Objective: Return the material exactly as supplied, apart from the pictures, which are omitted.

** start **

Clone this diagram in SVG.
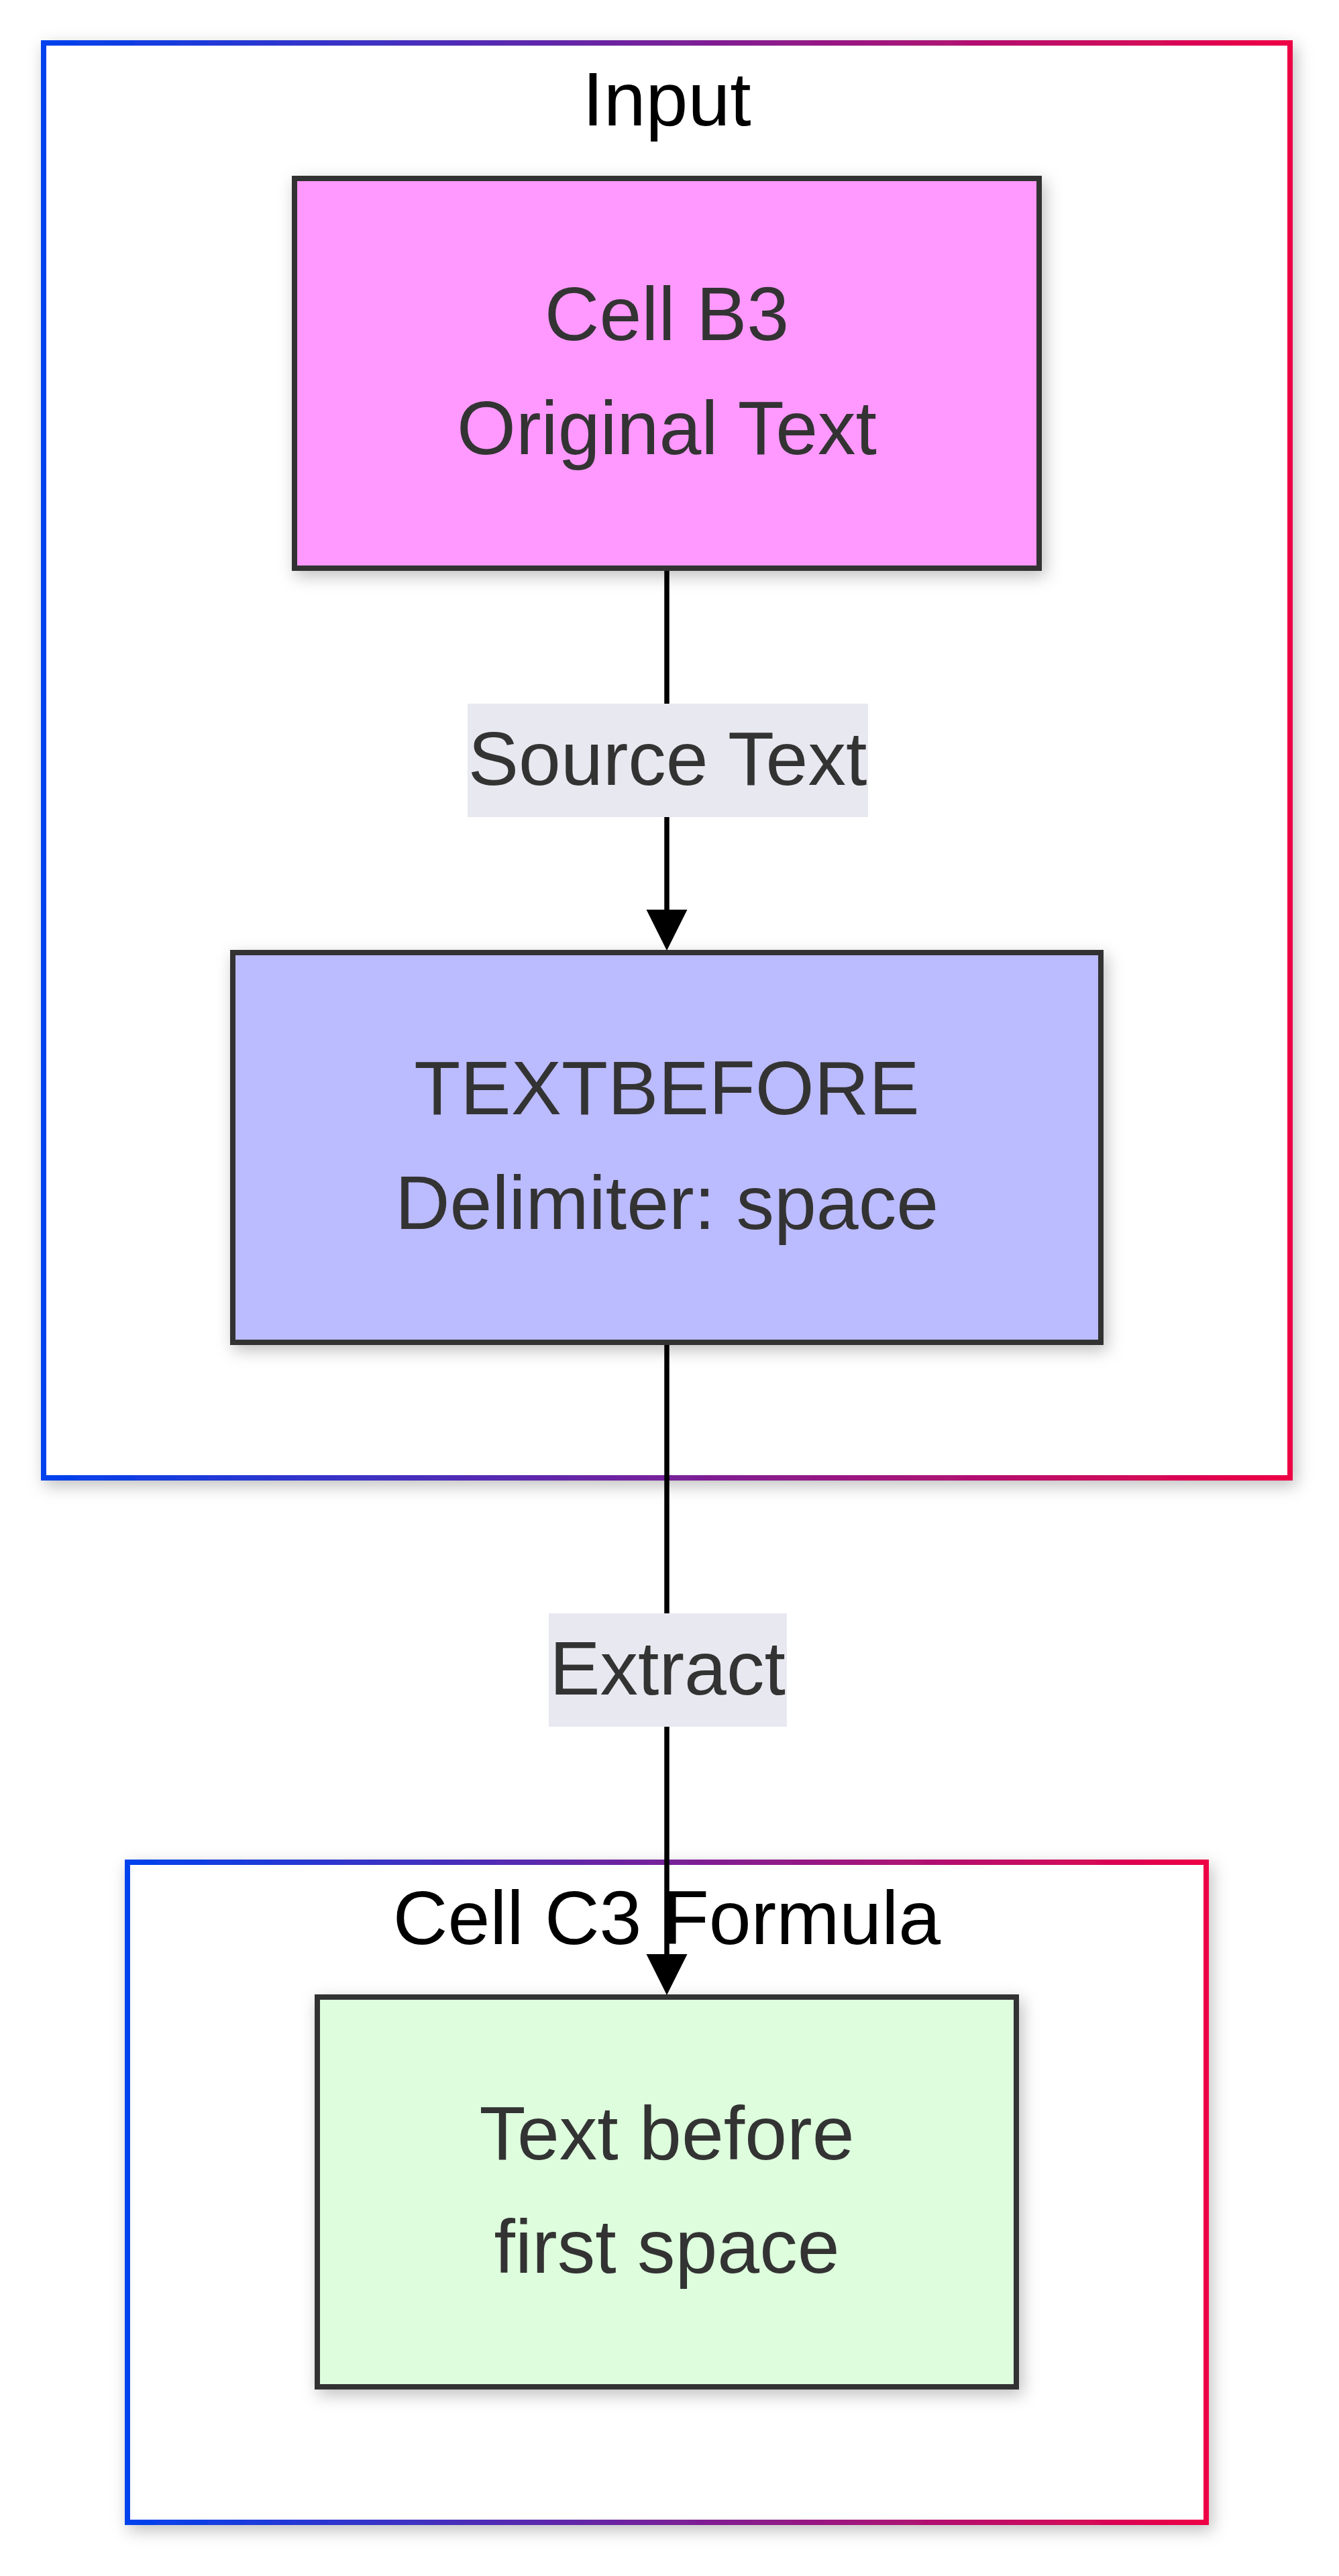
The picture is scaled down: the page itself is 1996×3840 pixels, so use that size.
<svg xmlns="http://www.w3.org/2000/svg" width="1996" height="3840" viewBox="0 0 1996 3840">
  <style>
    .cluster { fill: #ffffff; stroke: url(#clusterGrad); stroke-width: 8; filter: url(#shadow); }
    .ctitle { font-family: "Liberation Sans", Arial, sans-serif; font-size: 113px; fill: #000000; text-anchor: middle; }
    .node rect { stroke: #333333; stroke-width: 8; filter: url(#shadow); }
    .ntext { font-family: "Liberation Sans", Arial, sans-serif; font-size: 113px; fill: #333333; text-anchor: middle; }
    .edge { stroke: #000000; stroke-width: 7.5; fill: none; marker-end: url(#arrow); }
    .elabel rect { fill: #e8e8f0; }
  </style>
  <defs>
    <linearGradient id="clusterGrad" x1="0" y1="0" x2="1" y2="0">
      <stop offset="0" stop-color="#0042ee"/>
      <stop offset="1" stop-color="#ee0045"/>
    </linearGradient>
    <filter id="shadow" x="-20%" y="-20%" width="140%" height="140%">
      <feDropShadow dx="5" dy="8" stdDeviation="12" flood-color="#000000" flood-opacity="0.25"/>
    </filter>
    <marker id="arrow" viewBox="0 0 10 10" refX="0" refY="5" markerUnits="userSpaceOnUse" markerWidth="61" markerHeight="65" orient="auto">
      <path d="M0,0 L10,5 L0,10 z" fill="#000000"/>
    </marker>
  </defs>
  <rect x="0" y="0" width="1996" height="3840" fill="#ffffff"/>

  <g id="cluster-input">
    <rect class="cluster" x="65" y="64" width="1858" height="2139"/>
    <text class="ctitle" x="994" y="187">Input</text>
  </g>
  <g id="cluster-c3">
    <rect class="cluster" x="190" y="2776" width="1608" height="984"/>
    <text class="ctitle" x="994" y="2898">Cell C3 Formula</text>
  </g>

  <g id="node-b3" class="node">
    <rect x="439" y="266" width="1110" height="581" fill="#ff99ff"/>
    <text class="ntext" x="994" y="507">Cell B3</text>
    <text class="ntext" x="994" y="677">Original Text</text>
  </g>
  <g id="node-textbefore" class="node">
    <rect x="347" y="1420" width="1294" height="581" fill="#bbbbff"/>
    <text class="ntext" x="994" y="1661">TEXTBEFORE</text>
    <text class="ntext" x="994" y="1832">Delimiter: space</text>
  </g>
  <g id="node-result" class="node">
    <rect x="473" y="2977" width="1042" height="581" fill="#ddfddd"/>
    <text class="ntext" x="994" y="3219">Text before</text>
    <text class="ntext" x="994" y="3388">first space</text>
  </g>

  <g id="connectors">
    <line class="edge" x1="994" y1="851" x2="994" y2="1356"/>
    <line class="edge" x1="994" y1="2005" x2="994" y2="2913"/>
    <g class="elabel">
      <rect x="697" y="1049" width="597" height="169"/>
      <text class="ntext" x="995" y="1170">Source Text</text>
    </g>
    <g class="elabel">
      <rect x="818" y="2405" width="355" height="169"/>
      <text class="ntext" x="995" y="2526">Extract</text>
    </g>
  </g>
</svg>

** end **

Answer for this exercise:
Clone this diagram in SVG.
The picture is scaled down: the page itself is 1996×3840 pixels, so use that size.
<svg xmlns="http://www.w3.org/2000/svg" width="1996" height="3840" viewBox="0 0 1996 3840">
  <style>
    .cluster { fill: #ffffff; stroke: url(#clusterGrad); stroke-width: 8; filter: url(#shadow); }
    .ctitle { font-family: "Liberation Sans", Arial, sans-serif; font-size: 113px; fill: #000000; text-anchor: middle; }
    .node rect { stroke: #333333; stroke-width: 8; filter: url(#shadow); }
    .ntext { font-family: "Liberation Sans", Arial, sans-serif; font-size: 113px; fill: #333333; text-anchor: middle; }
    .edge { stroke: #000000; stroke-width: 7.5; fill: none; marker-end: url(#arrow); }
    .elabel rect { fill: #e8e8f0; }
  </style>
  <defs>
    <linearGradient id="clusterGrad" x1="0" y1="0" x2="1" y2="0">
      <stop offset="0" stop-color="#0042ee"/>
      <stop offset="1" stop-color="#ee0045"/>
    </linearGradient>
    <filter id="shadow" x="-20%" y="-20%" width="140%" height="140%">
      <feDropShadow dx="5" dy="8" stdDeviation="12" flood-color="#000000" flood-opacity="0.25"/>
    </filter>
    <marker id="arrow" viewBox="0 0 10 10" refX="0" refY="5" markerUnits="userSpaceOnUse" markerWidth="61" markerHeight="65" orient="auto">
      <path d="M0,0 L10,5 L0,10 z" fill="#000000"/>
    </marker>
  </defs>
  <rect x="0" y="0" width="1996" height="3840" fill="#ffffff"/>

  <g id="cluster-input">
    <rect class="cluster" x="65" y="64" width="1858" height="2139"/>
    <text class="ctitle" x="994" y="187">Input</text>
  </g>
  <g id="cluster-c3">
    <rect class="cluster" x="190" y="2776" width="1608" height="984"/>
    <text class="ctitle" x="994" y="2898">Cell C3 Formula</text>
  </g>

  <g id="node-b3" class="node">
    <rect x="439" y="266" width="1110" height="581" fill="#ff99ff"/>
    <text class="ntext" x="994" y="507">Cell B3</text>
    <text class="ntext" x="994" y="677">Original Text</text>
  </g>
  <g id="node-textbefore" class="node">
    <rect x="347" y="1420" width="1294" height="581" fill="#bbbbff"/>
    <text class="ntext" x="994" y="1661">TEXTBEFORE</text>
    <text class="ntext" x="994" y="1832">Delimiter: space</text>
  </g>
  <g id="node-result" class="node">
    <rect x="473" y="2977" width="1042" height="581" fill="#ddfddd"/>
    <text class="ntext" x="994" y="3219">Text before</text>
    <text class="ntext" x="994" y="3388">first space</text>
  </g>

  <g id="connectors">
    <line class="edge" x1="994" y1="851" x2="994" y2="1356"/>
    <line class="edge" x1="994" y1="2005" x2="994" y2="2913"/>
    <g class="elabel">
      <rect x="697" y="1049" width="597" height="169"/>
      <text class="ntext" x="995" y="1170">Source Text</text>
    </g>
    <g class="elabel">
      <rect x="818" y="2405" width="355" height="169"/>
      <text class="ntext" x="995" y="2526">Extract</text>
    </g>
  </g>
</svg>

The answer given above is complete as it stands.